Заговорщики пришли в замешательство и остановились, ожидая, что их немедленно схватят. Четырех офицеров простыл и след, Платон Зубов стоял, едва живой, не в силах сделать шагу. Беннигсен схватил его за руку:
– Как, князь? Вы довели нас до этих дверей и теперь хотите отступить? Мы слишком далеко зашли. Бутылка откупорена, ее надо выпить, идем!
Видимо, вследствие обильного ужина, всех заговорщиков в эту ночь посещали гастрономические метафоры.
Пален не ошибся в Беннигсене. Его хладнокровие ободрило Зубовых; они направились в спальню царя. Но здесь их ожидало новое, еще более сильное потрясение: кровать Павла была пуста! Уже считая себя мертвецами, Зубовы и Беннигсен принялись шарить по комнате и вдруг за одной из портьер, – той, которая прикрывала дверь, ведущую в комнату императрицы, они обнаружили бледного, трясущегося Павла, стоявшего перед ними в одной ночной рубашке. (Дверь в спальню императрицы оказалась закрытой по приказу самого Павла: таким образом он своими руками устроил себе ловушку.)

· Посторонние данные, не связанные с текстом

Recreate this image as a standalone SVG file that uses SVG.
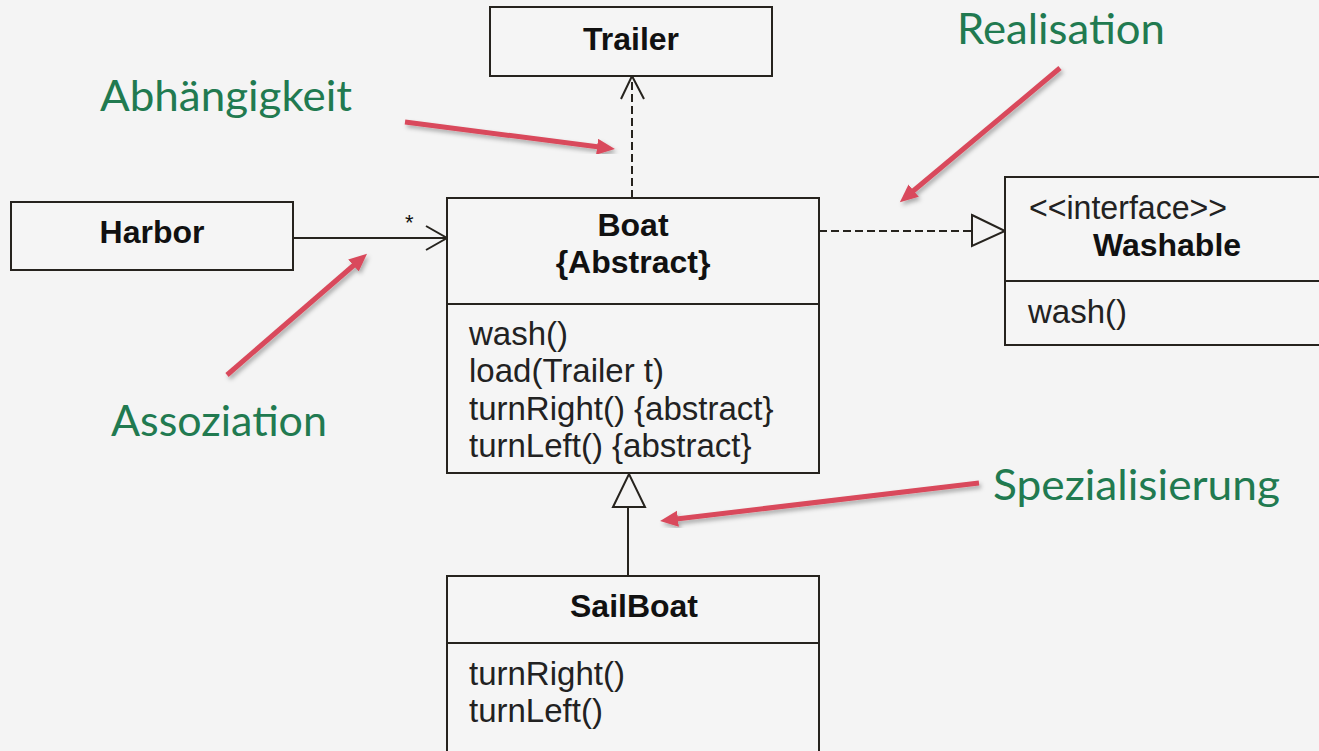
<svg xmlns="http://www.w3.org/2000/svg" width="1319" height="751" viewBox="0 0 1319 751">
<defs>
<style>
.box{fill:#f5f5f5;stroke:#26231e;stroke-width:2}
.div{stroke:#26231e;stroke-width:2}
.title{font-family:"Liberation Sans",Arial,sans-serif;font-weight:bold;font-size:32px;fill:#111;text-anchor:middle}
.op{font-family:"Liberation Sans",Arial,sans-serif;font-size:33px;fill:#222}
.note{font-family:Lato,"Open Sans",sans-serif;font-size:42px;fill:#217a50}
.uml{stroke:#26231e;stroke-width:2;fill:none}
.dash{stroke-dasharray:8 4}
.red{stroke:#d94a5b;stroke-width:5;fill:none;marker-end:url(#rh);filter:url(#sh)}
</style>
<marker id="rh" markerUnits="userSpaceOnUse" markerWidth="20" markerHeight="18" refX="10" refY="8" orient="auto" viewBox="0 0 20 18">
<path d="M0,0 L18,8 L0,16 z" fill="#d94a5b"/>
</marker>
<filter id="sh" x="-20%" y="-20%" width="140%" height="140%">
<feDropShadow dx="2" dy="3" stdDeviation="2" flood-color="#000" flood-opacity="0.3"/>
</filter>
</defs>
<rect width="1319" height="751" fill="#f4f4f4"/>

<g id="connectors">
<!-- dependency Boat -> Trailer -->
<line class="uml dash" x1="632" y1="198" x2="632" y2="78"/>
<polyline class="uml" points="621,99 632,76 644,99"/>
<!-- association Harbor -> Boat -->
<line class="uml" x1="293" y1="238" x2="447" y2="238"/>
<polyline class="uml" points="426,226 447,238 426,250"/>
<text x="405" y="230" font-family="Liberation Sans,Arial,sans-serif" font-size="22" fill="#111">*</text>
<!-- realization Boat -> Washable -->
<line class="uml dash" x1="819" y1="231" x2="972" y2="231"/>
<polygon class="uml" points="972,215 1005,231 972,246"/>
<!-- generalization SailBoat -> Boat -->
<line class="uml" x1="628" y1="576" x2="628" y2="507"/>
<polygon class="uml" points="613,507 629,474 645,507"/>
</g>

<g id="trailer">
<rect class="box" x="490" y="7" width="282" height="69"/>
<text class="title" x="631" y="50">Trailer</text>
</g>

<g id="harbor">
<rect class="box" x="11" y="202" width="282" height="68"/>
<text class="title" x="152" y="243">Harbor</text>
</g>

<g id="boat">
<rect class="box" x="447" y="198" width="372" height="275"/>
<line class="div" x1="447" y1="304" x2="819" y2="304"/>
<text class="title" x="633" y="236">Boat</text>
<text class="title" x="633" y="273">{Abstract}</text>
<text class="op" x="469" y="345">wash()</text>
<text class="op" x="469" y="382">load(Trailer t)</text>
<text class="op" x="469" y="420">turnRight() {abstract}</text>
<text class="op" x="469" y="457">turnLeft() {abstract}</text>
</g>

<g id="washable">
<rect class="box" x="1005" y="177" width="330" height="168"/>
<line class="div" x1="1005" y1="281" x2="1330" y2="281"/>
<text class="op" x="1029" y="219" font-size="27" textLength="198" lengthAdjust="spacingAndGlyphs">&lt;&lt;interface&gt;&gt;</text>
<text class="title" x="1167" y="256">Washable</text>
<text class="op" x="1028" y="323">wash()</text>
</g>

<g id="sailboat">
<rect class="box" x="447" y="576" width="372" height="190"/>
<line class="div" x1="447" y1="643" x2="819" y2="643"/>
<text class="title" x="634" y="617">SailBoat</text>
<text class="op" x="469" y="685">turnRight()</text>
<text class="op" x="469" y="722">turnLeft()</text>
</g>

<g id="annotations">
<line class="red" x1="405" y1="122" x2="607" y2="148"/>
<line class="red" x1="1060" y1="68" x2="906" y2="197"/>
<line class="red" x1="227" y1="375" x2="361" y2="259"/>
<line class="red" x1="979" y1="483" x2="668" y2="520"/>
<text class="note" x="100" y="111" textLength="252" lengthAdjust="spacingAndGlyphs">Abhängigkeit</text>
<text class="note" x="957" y="44" textLength="208" lengthAdjust="spacingAndGlyphs">Realisation</text>
<text class="note" x="111" y="436" textLength="216" lengthAdjust="spacingAndGlyphs">Assoziation</text>
<text class="note" x="993" y="500" textLength="287" lengthAdjust="spacingAndGlyphs">Spezialisierung</text>
</g>
</svg>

Держа шпаги наголо, заговорщики объявили:
– Вы арестованы, ваше величество!
Павел молча посмотрел на Беннигсена и выдавил из себя, обращаясь к Платону Зубову:
– Что вы делаете, Платон Александрович?
В эту минуту вошел один из офицеров и шепнул Зубову на ухо, что его присутствие необходимо внизу, где опасались прибытия Преображенского полка, солдаты которого были привязаны к Павлу. Князь Платон вышел, а Беннигсен силой усадил царя в кресло за письменным столом. Худая фигура «длинного Кассиуса»44 при слабом свете потайного фонаря должна была казаться Павлу привидением, а все происходящее – ночным кошмаром.
– Ваше величество, вы мой пленник, и ваше царствование окончено, – сказал Беннигсен. – Откажитесь от короны, напишите и подпишите тотчас же акт отречения в пользу великого князя Александра.

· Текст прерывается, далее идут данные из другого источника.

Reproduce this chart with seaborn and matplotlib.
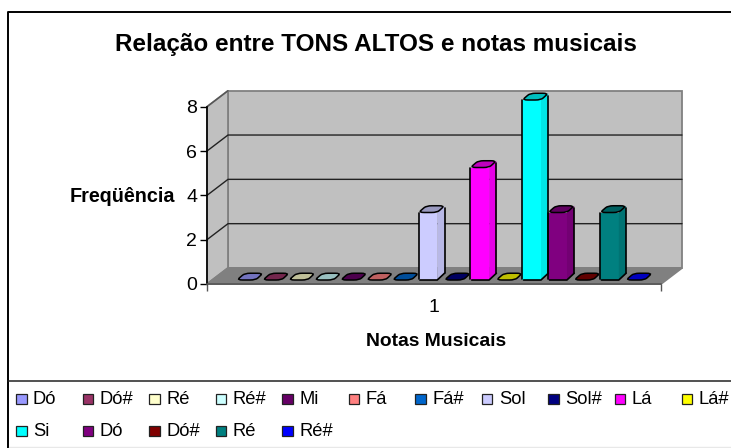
import matplotlib
matplotlib.use("Agg")
import matplotlib.pyplot as plt
from matplotlib.colors import to_rgb
from matplotlib.patches import PathPatch, Polygon, Rectangle
from matplotlib.path import Path
import pandas as pd
import seaborn as sns

# ==================================
# DATA
# ==================================

notas = ["Dó", "Dó#", "Ré", "Ré#", "Mi", "Fá", "Fá#", "Sol", "Sol#", "Lá", "Lá#",
         "Si", "Dó", "Dó#", "Ré", "Ré#"]
frequencia = [0, 0, 0, 0, 0, 0, 0, 3, 0, 5, 0, 8, 3, 0, 3, 0]
cores = ["#9999FF", "#993366", "#FFFFCC", "#CCFFFF", "#660066", "#FF8080", "#0066CC", "#CCCCFF",
         "#000080", "#FF00FF", "#FFFF00", "#00FFFF", "#800080", "#800000", "#008080", "#0000FF"]
y_ticks = [0, 2, 4, 6, 8]
titulo = "Relação entre TONS ALTOS e notas musicais"

W, H = 731, 448


def px_axes(fig, left, top, right, bottom, **kw):
    return fig.add_axes([left / W, 1 - bottom / H, (right - left) / W, (bottom - top) / H], **kw)


def shade(color, k):
    return tuple(c * k for c in to_rgb(color))


def rounded(pts, t=0.3):
    # closed path with each corner replaced by a curve
    verts, codes = [], []
    n = len(pts)
    for i in range(n):
        px0, py0 = pts[i - 1]
        cx, cy = pts[i]
        nx, ny = pts[(i + 1) % n]
        a = (cx + (px0 - cx) * t, cy + (py0 - cy) * t)
        b = (cx + (nx - cx) * t, cy + (ny - cy) * t)
        verts += [a, (cx, cy), b]
        codes += [Path.MOVETO if i == 0 else Path.LINETO, Path.CURVE3, Path.CURVE3]
    verts.append(verts[0])
    codes.append(Path.CLOSEPOLY)
    return Path(verts, codes)


sns.set_style("white")
plt.rcParams["font.family"] = ["Liberation Sans", "DejaVu Sans"]
plt.rcParams["text.color"] = "black"
plt.rcParams["xtick.labelcolor"] = "black"
plt.rcParams["ytick.labelcolor"] = "black"

fig = plt.figure(figsize=(W / 100, H / 100), dpi=100)

# ==================================
# BACKGROUND, WALLS, LEGEND (pixel coordinates)
# ==================================

bg = px_axes(fig, 0, 0, W, H, zorder=0)
bg.set_xlim(0, W)
bg.set_ylim(H, 0)
bg.axis("off")

# chart frame
bg.plot([8, 8, 731], [448, 12, 12], color="black", lw=1.4)
bg.plot([8, 731], [381.5, 381.5], color="#222222", lw=1.1)
bg.plot([9, 731], [447.5, 447.5], color="#E8E8E8", lw=1)

# walls and floor
dx, dy = 21, -16
x0, x1, y0, y8 = 207, 661, 284, 106.7
bg.add_patch(Polygon([(x0 + dx, y8 + dy), (x1 + dx, y8 + dy), (x1 + dx, y0 + dy), (x0 + dx, y0 + dy)],
                     fc="#C0C0C0", ec="#808080", lw=1.3))
bg.add_patch(Polygon([(x0, y8), (x0 + dx, y8 + dy), (x0 + dx, y0 + dy), (x0, y0)],
                     fc="#C0C0C0", ec="#808080", lw=1.3))
bg.add_patch(Polygon([(x0, y0), (x0 + dx, y0 + dy), (x1 + dx, y0 + dy), (x1, y0)],
                     fc="#808080", ec="#808080", lw=1.3))
for t in y_ticks[1:-1]:
    yy = y0 + (y8 - y0) * t / 8
    bg.plot([x0, x0 + dx, x1 + dx], [yy, yy + dy, yy + dy], color="#222222", lw=1)
bg.plot([x0, x0 + dx], [y8, y8 + dy], color="#555555", lw=1)

# legend
for i, (nome, cor) in enumerate(zip(notas, cores)):
    col = i if i < 11 else i - 11
    row = 0 if i < 11 else 1
    lx = 16 + col * 66.55
    ly = 399 + row * 32
    bg.add_patch(Rectangle((lx, ly - 5), 10.5, 10.5, fc=cor, ec="#222222", lw=0.9))
    bg.text(lx + 17, ly + 0.5, nome, fontsize=13.2, va="center", ha="left", color="black")

bg.text(375.5, 44, titulo, fontsize=17.5, fontweight="bold", ha="center", va="center")
bg.text(122.5, 196, "Freqüência", fontsize=14.2, fontweight="bold", ha="center", va="center")
bg.text(436, 341, "Notas Musicais", fontsize=13.9, fontweight="bold", ha="center", va="center")

# ==================================
# VALUE AXIS (front plane)
# ==================================

ax = px_axes(fig, x0, y8, x1, y0, zorder=1)
ax.patch.set_visible(False)
ax.set_xlim(-0.5, 0.5)
ax.set_ylim(0, 8)
ax.set_yticks(y_ticks)
ax.set_xticks([0])
ax.set_xticklabels(["1"])
ax.set_xticks([-0.5, 0.5], minor=True)
ax.tick_params(axis="x", which="major", length=0, labelsize=14, pad=11)
ax.tick_params(axis="x", which="minor", length=5, width=1, color="#555555", bottom=True)
ax.tick_params(axis="y", length=5, width=1, color="black", labelsize=14, pad=2, left=True)
sns.despine(ax=ax)
ax.spines["left"].set_color("black")
ax.spines["bottom"].set_color("#555555")
for s in ("left", "bottom"):
    ax.spines[s].set_linewidth(1.2)

# ==================================
# BARS
# ==================================

df = pd.DataFrame({"serie": range(len(notas)), "valor": frequencia})
bars = px_axes(fig, 237, 100, 652, 280, zorder=2)
sns.barplot(data=df, x="serie", y="valor", hue="serie", palette=cores, dodge=False,
            width=1.0, legend=False, saturation=1, ax=bars)
bars.set_xlim(-0.5, len(notas) - 0.5)
bars.set_ylim(0, 8)
bars.axis("off")

depth = 0.3
for p in list(bars.patches):
    x, w, h = p.get_x(), p.get_width(), p.get_height()
    cor = p.get_facecolor()[:3]
    p.set_width(w * 0.72)
    p.set_edgecolor("none")
    xf = x + w * 0.72
    xe = x + w
    if h > 0:
        bars.add_patch(Polygon([(xf, 0), (xe, depth), (xe, h + depth), (xf, h)],
                               fc=shade(cor, 0.9), ec="none", clip_on=False, zorder=3))
    cap = [(x, h), (x + w * 0.3, h + depth), (xe, h + depth), (xf, h)]
    bars.add_patch(PathPatch(rounded(cap, 0.3), fc=shade(cor, 0.75), ec="black", lw=1.1,
                             clip_on=False, zorder=4))
    if h > 0:
        # body outline
        bars.plot([x, x], [0.06, h], color="black", lw=1.2, zorder=4, clip_on=False)
        bars.plot([xe, xe], [depth, h + depth * 0.6], color="black", lw=1.2, zorder=4, clip_on=False)
        bars.plot([x + 0.05 * w, xf, xe], [0, 0, depth], color="black", lw=1.2, zorder=4, clip_on=False)

fig.savefig("out.png", dpi=100)
plt.close(fig)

Между тем комната стала наполняться офицерами из числа тех, кто входил во вторую колонну. Павел недоуменно смотрел на них.
– Арестован? Что это значит – арестован? – только и мог сказать он.
Один из офицеров закричал на него:
– Еще четыре года тому назад следовало бы с тобой покончить!
– Что я сделал? – слабым голосом возразил Павел.
Взяв у него бумагу с подписью об отречении, Беннигсен направился к дверям, сказав царю:
– Оставайтесь спокойным, ваше величество, – дело идет о вашей жизни!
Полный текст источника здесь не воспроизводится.